Nancy Davenport, Director of Library Services at the District of Columbia Public Library (DCPL), will share her experiences coordinating Picturing America programs within the DC library system. Nancy will share tips for empowering staff to use the collection as a basis for public programming, as well as creating partnerships with schools, community organizations, and local funding agencies.
Do you have tweens at your library, but find they rarely attend programs? Learn why programming for at-risk youth is important, discover what tweens like, and get tips for successful and popular programs. The highly successful MasterPieces program—a collaboration between The University of Oklahoma and The Pioneer Library System geared towards at-risk tweens—will be featured.
This webinar presented an overview of the Charter for Compassion, resources and activities associated with this initiative that can be used in Building Common Ground efforts, including familiarizing librarians with the Twelve Steps to a Compassionate Life Reading Group initiative and model for action.

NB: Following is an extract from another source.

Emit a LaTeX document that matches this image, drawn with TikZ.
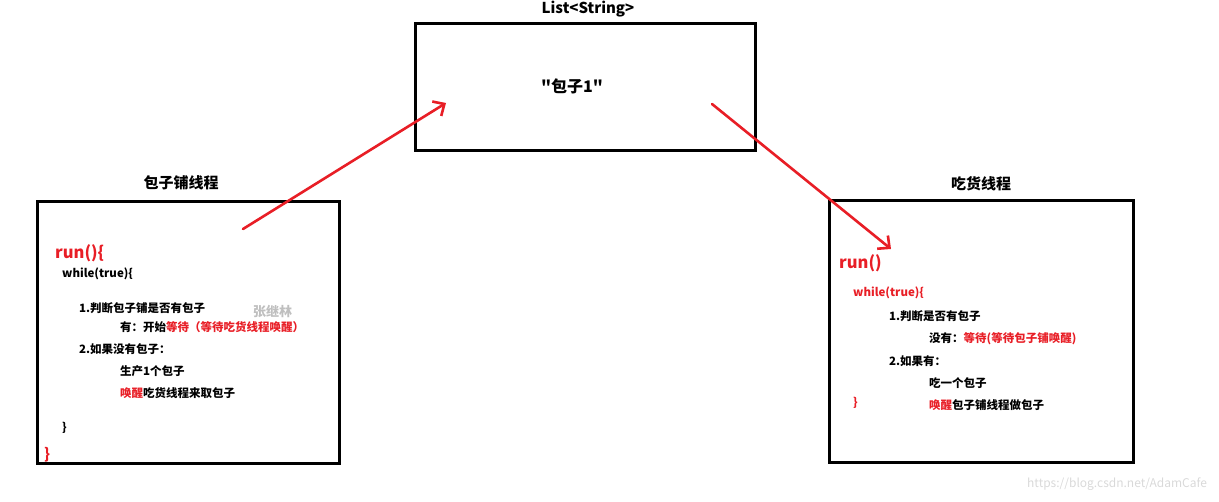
\documentclass[tikz,border=0pt]{standalone}
\usepackage{fontspec}
\setmainfont{Noto Sans CJK SC}
\newfontfamily\plainq{Noto Sans CJK SC}
\usetikzlibrary{arrows.meta}
\definecolor{myred}{RGB}{232,30,38}
\tikzset{
  box/.style={draw=black, line width=3pt, minimum width=#1, inner sep=0pt},
  ttl/.style={font=\fontsize{15}{18}\selectfont\bfseries, text=black, inner sep=0pt},
  code/.style={anchor=west, font=\fontsize{11.5}{14}\selectfont\bfseries, inner sep=0pt},
  runtxt/.style={anchor=west, font=\fontsize{16.5}{20}\selectfont\bfseries, text=myred, inner sep=0pt},
  redarrow/.style={draw=myred, line width=2.6pt, line cap=round, -{Straight Barb[length=9pt,width=17pt,line width=2.6pt]}},
  wm/.style={anchor=west, text=black!25, inner sep=0pt}
}
\begin{document}
\begin{tikzpicture}[x=1pt,y=-1pt]
\useasboundingbox (0,0) rectangle (1219,502);
% watermarks
\node[wm, font=\fontsize{13}{15}\selectfont\bfseries] (wm1) at (253,311) {张继林};
\node[wm, text=black!15, font=\fontsize{12}{14}\selectfont] (wm2) at (1027,484) {https://blog.csdn.net/AdamCafe};
% boxes
\node[box=302pt, minimum height=262pt] (left) at (188,333) {};
\node[box=340pt, minimum height=127pt] (list) at (585,87.5) {};
\node[box=304pt, minimum height=262pt] (right) at (981,332) {};
% titles
\node[ttl] (tleft) at (181,183) {包子铺线程};
\node[ttl] (tlist) at (588,9) {List<String>};
\node[ttl] (tright) at (981,184) {吃货线程};
\node[ttl, font=\fontsize{16}{19}\selectfont\bfseries] (item) at (572,86) {{\plainq\bfseries "}包子1{\plainq\bfseries "}};
% left code
\node[runtxt] (lrun) at (55,253) {run()\{};
\node[code] (lwhile) at (62,274) {while(true)\{};
\node[code] (l1) at (79,308) {1.判断包子铺是否有包子};
\node[code] (l2) at (120,327) {有：开始\textcolor{myred}{等待（等待吃货线程唤醒）}};
\node[code] (l3) at (79,349) {2.如果没有包子：};
\node[code] (l4) at (120,371) {生产1个包子};
\node[code] (l5) at (120,393) {\textcolor{myred}{唤醒}吃货线程来取包子};
\node[code] (l6) at (62,428) {\}};
\node[code, text=myred, font=\fontsize{15}{18}\selectfont\bfseries] (l7) at (44,455) {\}};
% right code
\node[runtxt] (rrun) at (839,263) {run()};
\node[code, text=myred] (rwhile) at (853,293) {while(true)\{};
\node[code] (r1) at (889,316) {1.判断是否有包子};
\node[code] (r2) at (929,339) {没有：\textcolor{myred}{等待(等待包子铺唤醒)}};
\node[code] (r3) at (889,361) {2.如果有：};
\node[code] (r4) at (929,383) {吃一个包子};
\node[code, text=myred] (r5) at (853,403) {\}};
\node[code] (r6) at (929,405) {\textcolor{myred}{唤醒}包子铺线程做包子};
% arrows
\coordinate (a1s) at (243,229);
\coordinate (a1e) at (446,103);
\coordinate (a2s) at (712,104);
\coordinate (a2e) at (891,249);
\draw[redarrow] (a1s) -- (a1e);
\draw[redarrow] (a2s) -- (a2e);
\end{tikzpicture}
\end{document}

Join Lisa Sheffield, Adult Services Librarian at the Transylvania County Library in Brevard, North Carolina, to learn more about hosting a viewing and discussion series for adult audiences. Lisa shares her experiences presenting film-based programs, offering a simple program model, and discussing best practices for scheduling the series, finding and working with a scholar/speaker, setting program and audience goals, promoting the series, facilitating each session, and conducting evaluation.
The NEH grant initiative Bridging Cultures Bookshelf: Muslim Journeys will offer 1,000 libraries a collection of 25 books, three documentary films, and other resources to encourage exploration, conversation, understanding, and mutual respect between Muslims and non-Muslims alike. Experienced library programming experts will share their experiences presenting “Muslim Journeys” programs during the pilot phase, and offer ideas for submitting a successful grant proposal.

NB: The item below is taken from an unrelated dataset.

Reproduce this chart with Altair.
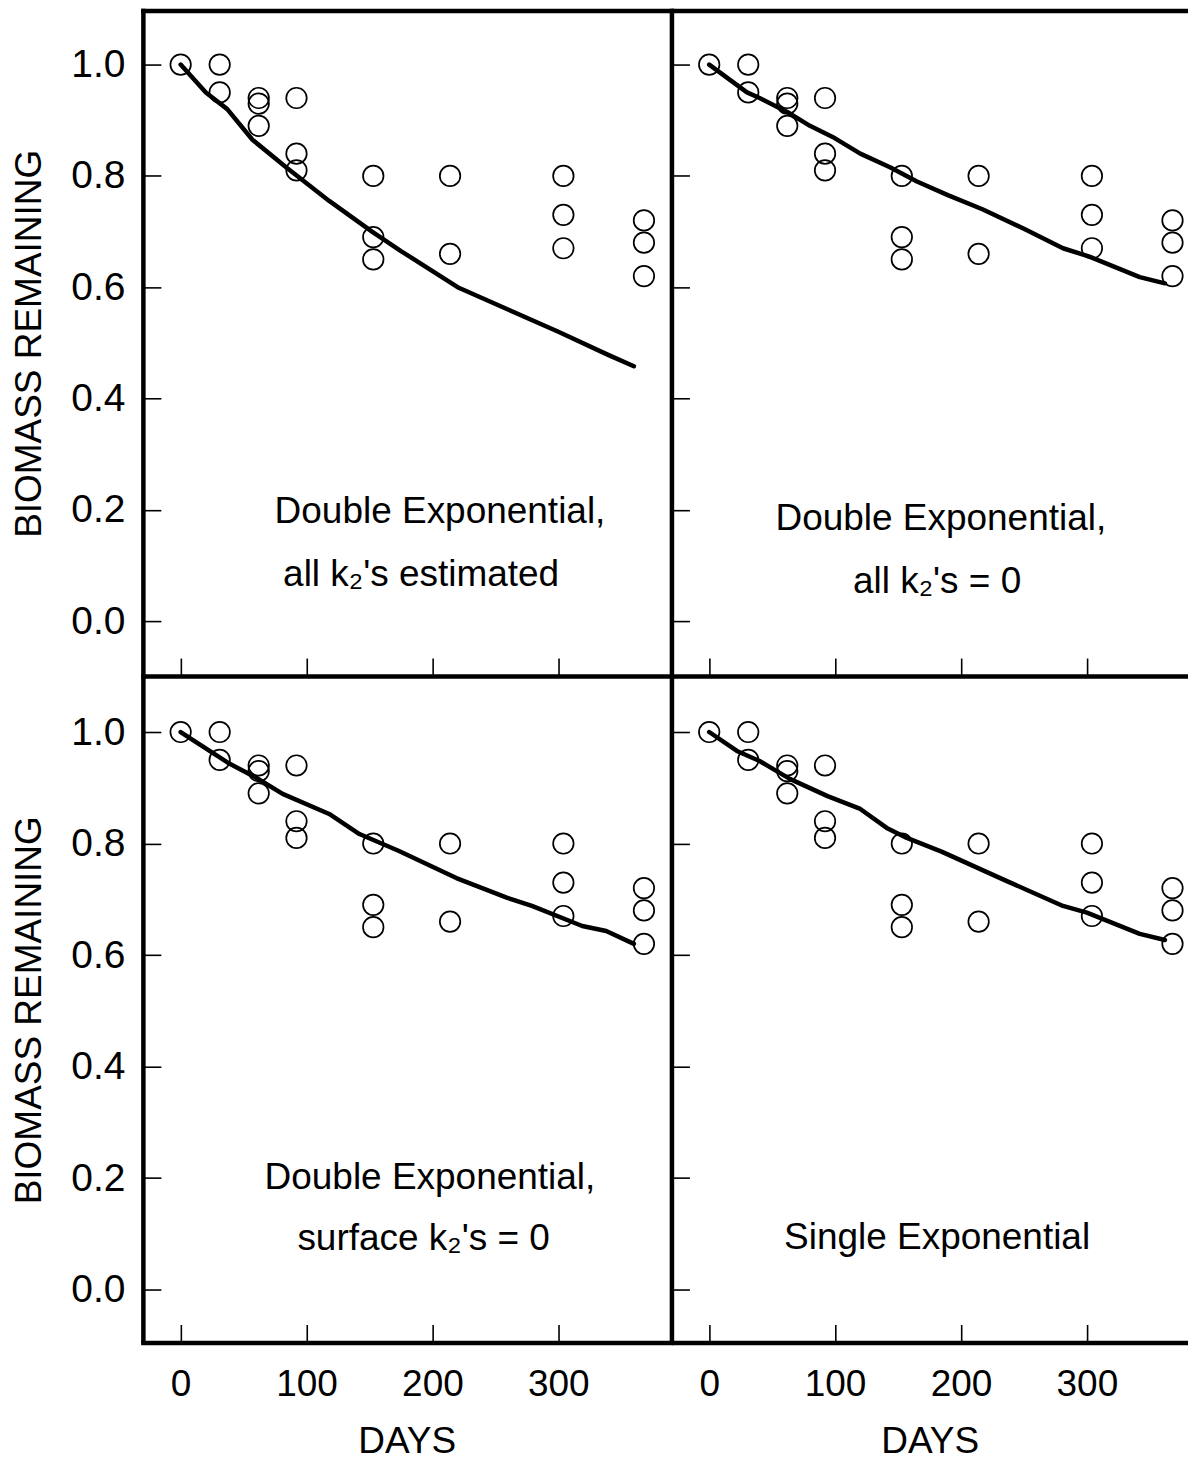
import altair as alt
import pandas as pd

FONT = "Liberation Sans"
FS_LABEL_X = 37
FS_LABEL_Y = 39
FS_TITLE = 37
FS_NOTE = 37

# observations (same in all four panels)
obs_days = [0, 31, 31, 62, 62, 62, 92, 92, 92, 153, 153, 153, 214, 214, 304, 304, 304, 368, 368, 368]
obs_biomass = [1.00, 1.00, 0.95, 0.94, 0.93, 0.89, 0.94, 0.84, 0.81, 0.80, 0.69, 0.65,
               0.80, 0.66, 0.80, 0.73, 0.67, 0.72, 0.68, 0.62]

# fitted curves
fit_a_days = [0, 20, 37, 57, 84, 118, 152, 175, 220, 260, 300, 340, 360]
fit_a_biomass = [1.0, 0.95, 0.92, 0.865, 0.815, 0.755, 0.70, 0.665, 0.60, 0.56, 0.52, 0.478, 0.458]
fit_b_days = [0, 30, 40, 62, 80, 98, 120, 144, 165, 190, 217, 250, 281, 302, 342, 362]
fit_b_biomass = [1.0, 0.95, 0.94, 0.915, 0.89, 0.87, 0.84, 0.815, 0.79, 0.765, 0.74, 0.705,
                 0.67, 0.655, 0.618, 0.607]
fit_c_days = [0, 23, 39, 60, 81, 118, 142, 173, 219, 259, 279, 319, 338, 360]
fit_c_biomass = [1.0, 0.966, 0.943, 0.918, 0.889, 0.853, 0.817, 0.787, 0.738, 0.703, 0.688,
                 0.652, 0.643, 0.62]
fit_d_days = [0, 22, 40, 64, 94, 120, 141, 157, 185, 236, 281, 300, 342, 362]
fit_d_biomass = [1.0, 0.966, 0.948, 0.916, 0.885, 0.862, 0.828, 0.81, 0.785, 0.733, 0.688,
                 0.676, 0.638, 0.627]

# panel annotations
notes_a_text = ["Double Exponential,", "all k\u2082's estimated"]
notes_a_x = [206, 191]
notes_a_y = [0.177, 0.064]
notes_b_text = ["Double Exponential,", "all k\u2082's = 0"]
notes_b_x = [184, 181]
notes_b_y = [0.164, 0.051]
notes_c_text = ["Double Exponential,", "surface k\u2082's = 0"]
notes_c_x = [198, 193]
notes_c_y = [0.180, 0.070]
notes_d_text = ["Single Exponential"]
notes_d_x = [181]
notes_d_y = [0.072]

x_ticks = [0, 100, 200, 300]
y_ticks = [0.0, 0.2, 0.4, 0.6, 0.8, 1.0]

PX_PER_DAY = 1.26
BW = 4.5  # frame line width


def border_axis(orient, cap):
    return alt.Axis(orient=orient, domain=True, domainWidth=BW, domainColor="black",
                    domainCap=cap, ticks=False, labels=False, grid=False, title=None)


def make_panel(fit_days, fit_bio, n_text, n_x, n_y, x_labels, y_labels, width, height,
               y_domain, top_border, left_cap, hcap):
    x_max = -30 + width / PX_PER_DAY
    xs = alt.Scale(domain=[-30, x_max], nice=False, zero=False)
    ys = alt.Scale(domain=y_domain, nice=False, zero=False)

    obs = pd.DataFrame({"days": obs_days, "biomass": obs_biomass})
    fit = pd.DataFrame({"days": fit_days, "biomass": fit_bio})
    notes = pd.DataFrame({"days": n_x, "biomass": n_y, "text": n_text})

    xk = dict(orient="bottom", values=x_ticks, offset=-18, tickSize=18, tickWidth=1.6,
              tickColor="black", domain=False, grid=False, labels=x_labels)
    if x_labels:
        xk.update(labelFont=FONT, labelFontSize=FS_LABEL_X, labelColor="black", labelPadding=24,
                  title="DAYS", titleFont=FONT, titleFontSize=FS_TITLE, titleFontWeight="normal",
                  titleColor="black", titlePadding=21)
    else:
        xk.update(title=None)

    yk = dict(orient="left", values=y_ticks, offset=-18, tickSize=18, tickWidth=1.6,
              tickColor="black", domain=False, grid=False, labels=y_labels)
    if y_labels:
        yk.update(labelFont=FONT, labelFontSize=FS_LABEL_Y, labelColor="black", labelPadding=18,
                  format=".1f", title="BIOMASS REMAINING", titleFont=FONT, titleFontSize=FS_TITLE,
                  titleFontWeight="normal", titleColor="black", titlePadding=22)
    else:
        yk.update(title=None)

    points = alt.Chart(obs).mark_point(
        shape="circle", filled=False, size=420, strokeWidth=1.7, color="black", opacity=1
    ).encode(
        x=alt.X("days:Q", scale=xs, axis=alt.Axis(**xk)),
        y=alt.Y("biomass:Q", scale=ys, axis=alt.Axis(**yk)),
    )

    line = alt.Chart(fit).mark_line(
        color="black", strokeWidth=4.5, strokeCap="round", strokeJoin="round"
    ).encode(
        x=alt.X("days:Q", scale=xs, axis=border_axis("top", hcap) if top_border else None),
        y=alt.Y("biomass:Q", scale=ys, axis=border_axis("left", left_cap)),
    )

    text = alt.Chart(notes).mark_text(
        font=FONT, fontSize=FS_NOTE, color="black", align="center", baseline="alphabetic"
    ).encode(
        x=alt.X("days:Q", scale=xs, axis=border_axis("bottom", hcap)),
        y=alt.Y("biomass:Q", scale=ys, axis=None),
        text="text:N",
    )

    return alt.layer(points, line, text).resolve_axis(
        x="independent", y="independent"
    ).properties(width=width, height=height)


W_LEFT = 528
W_RIGHT = 517
H_TOP = 666
H_BOT = 666
Y_TOP = [-0.0987, 1.097]
Y_BOT = [-0.095, 1.0986]

pa = make_panel(fit_a_days, fit_a_biomass, notes_a_text, notes_a_x, notes_a_y,
                False, True, W_LEFT, H_TOP, Y_TOP, True, "square", "square")
pb = make_panel(fit_b_days, fit_b_biomass, notes_b_text, notes_b_x, notes_b_y,
                False, False, W_RIGHT, H_TOP, Y_TOP, True, "square", "butt")
pc = make_panel(fit_c_days, fit_c_biomass, notes_c_text, notes_c_x, notes_c_y,
                True, True, W_LEFT, H_BOT, Y_BOT, False, "butt", "square")
pd_ = make_panel(fit_d_days, fit_d_biomass, notes_d_text, notes_d_x, notes_d_y,
                 True, False, W_RIGHT, H_BOT, Y_BOT, False, "butt", "butt")

chart = alt.vconcat(
    alt.hconcat(pa, pb, spacing=0),
    alt.hconcat(pc, pd_, spacing=0),
    spacing=0,
).properties(padding={"left": 2, "top": 2, "right": 0, "bottom": 0}).configure_view(strokeWidth=0)

chart.save("out.html", embed_options={"renderer": "svg", "actions": False})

Successful library programs featuring the We the People Bookshelf on “A More Perfect Union.” (Archived)
Join NEH, the ALA Public Programs Office and fellow Bookshelf grantees for an online learning session that will get you started in putting together fantastic public programming featuring the We the People Bookshelf on “A More Perfect Union.” Librarians serving K-8 and high school audiences give a sneak preview of their programs plans, and representatives from NEH’s EDSITEment present some of the valuable lesson and program planning resources available for several of the Bookshelf titles.
“The R.O.A.D. I Travel: A Program Model for School Libraries” will explore how an Indianapolis middle school library partnered with other organizations to develop an innovative genealogy unit for eighth-graders. The program was recognized with ALA’s 2014 Sara Jaffarian School Library Program Award for Exemplary Humanities Programming.
Nancy Davenport, Director of Library Services at the District of Columbia Public Library (DCPL), shares her experiences with using the Picturing America program within the DC library system.
Visual Thinking Strategies (VTS) is a structured, widely respected, research-based method of looking at art that enables participants to develop esthetic and language literacy and critical thinking skills. It provides a simple yet powerful technique that librarians can utilize not just in conducting Picturing America discussion programs, but throughout their careers. Join Oren Slozberg, Executive Director of Visual Thinking Strategies, for an introductory overview of VTS using Picturing America images as a basis for discussion.
Francis Feeley, school librarian at the Inter-American Magnet School, Chicago, and winner of the 2012 Sara Jaffarian Award, will present his winning model for humanities programming in the school library. Sponsored by the ALA Cultural Communities Fund.